Print exactly the lines from the first one down to the line that contains "0.0344, 0.0376, 0.0398]", both included, and skip the pictures.

Source excerpt:
^^^^

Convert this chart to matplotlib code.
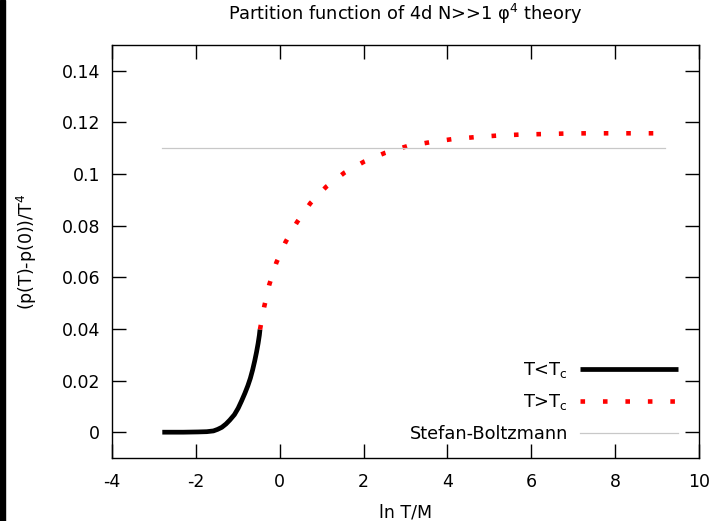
import numpy as np
import matplotlib.pyplot as plt
from matplotlib.patches import Rectangle

plt.rcParams['axes.unicode_minus'] = False

# T < Tc branch (solid black)
low_x = [-2.80, -2.30, -1.95, -1.74, -1.58, -1.48, -1.38, -1.28, -1.19, -1.08, -0.99,
         -0.91, -0.83, -0.76, -0.70, -0.645, -0.595, -0.553, -0.515, -0.485, -0.47]
low_y = [0.0, 0.0, 0.0001, 0.0002, 0.0005, 0.0011, 0.0019, 0.0032, 0.0047, 0.0068, 0.0093,
         0.0121, 0.0151, 0.0180, 0.0209, 0.0242, 0.0277, 0.0310, 0.0344, 0.0376, 0.0398]

# T > Tc branch (red dotted)
high_x = [-0.47, -0.37, -0.25, -0.08, 0.14, 0.41, 0.73, 1.11, 1.54, 2.01, 2.51, 3.04,
          3.57, 4.10, 4.65, 5.18, 5.73, 6.27, 6.81, 7.35, 7.89, 8.44, 8.98, 9.20]
high_y = [0.0398, 0.0486, 0.0571, 0.0657, 0.0737, 0.0813, 0.0887, 0.0951, 0.1005, 0.1048,
          0.1082, 0.1108, 0.1123, 0.1135, 0.1143, 0.1149, 0.1153, 0.1155, 0.1157, 0.1158,
          0.1158, 0.1158, 0.1158, 0.1158]

# Stefan-Boltzmann limit
sb_x = [-2.80, 9.20]
sb_y = [0.11, 0.11]

xticks = np.arange(-4, 11, 2)
yticks = np.arange(0, 0.141, 0.02)

fig = plt.figure(figsize=(7.16, 5.21), dpi=100)
ax = fig.add_axes([0.1564, 0.1209, 0.8199, 0.7927])

ax.plot(low_x, low_y, color='black', lw=3.4, solid_capstyle='butt', solid_joinstyle='round',
        label='T<T$_\\mathregular{c}$')
ax.plot(high_x, high_y, color='red', lw=3.3, linestyle=(0, (1, 3.9)), dash_capstyle='butt',
        label='T>T$_\\mathregular{c}$')
ax.plot(sb_x, sb_y, color='#c8c8c8', lw=0.9, label='Stefan-Boltzmann')

ax.set_xlim(-4, 10)
ax.set_ylim(-0.01, 0.15)
ax.set_xticks(xticks)
ax.set_yticks(yticks)
ax.set_yticklabels(['%g' % round(v, 2) for v in yticks])
ax.tick_params(direction='in', length=10, width=1, top=True, right=True, labelsize=12.5)
ax.tick_params(axis='x', pad=10.5)
ax.tick_params(axis='y', pad=8.5)
for s in ax.spines.values():
    s.set_linewidth(1)

ax.set_title('Partition function of 4d N>>1 \u03c6$^\\mathregular{4}$ theory', fontsize=12.8, pad=18)
ax.set_xlabel('ln T/M', fontsize=12.5, labelpad=9)
ax.set_ylabel('(p(T)-p(0))/T$^\\mathregular{4}$', fontsize=12.5, labelpad=16)

leg = ax.legend(loc='lower right', frameon=False, markerfirst=False, fontsize=12.8,
                handlelength=5.5, handletextpad=0.7, labelspacing=0.7,
                borderaxespad=0.45, bbox_to_anchor=(0.99, 0.0))

# dark strip along the left edge of the picture
fig.patches.append(Rectangle((0, 0), 5 / 716, 1, transform=fig.transFigure, color='black'))

fig.savefig('out.png', dpi=100)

^^^^

Reply to the exercise:
Convert this chart to matplotlib code.
import numpy as np
import matplotlib.pyplot as plt
from matplotlib.patches import Rectangle

plt.rcParams['axes.unicode_minus'] = False

# T < Tc branch (solid black)
low_x = [-2.80, -2.30, -1.95, -1.74, -1.58, -1.48, -1.38, -1.28, -1.19, -1.08, -0.99,
         -0.91, -0.83, -0.76, -0.70, -0.645, -0.595, -0.553, -0.515, -0.485, -0.47]
low_y = [0.0, 0.0, 0.0001, 0.0002, 0.0005, 0.0011, 0.0019, 0.0032, 0.0047, 0.0068, 0.0093,
         0.0121, 0.0151, 0.0180, 0.0209, 0.0242, 0.0277, 0.0310, 0.0344, 0.0376, 0.0398]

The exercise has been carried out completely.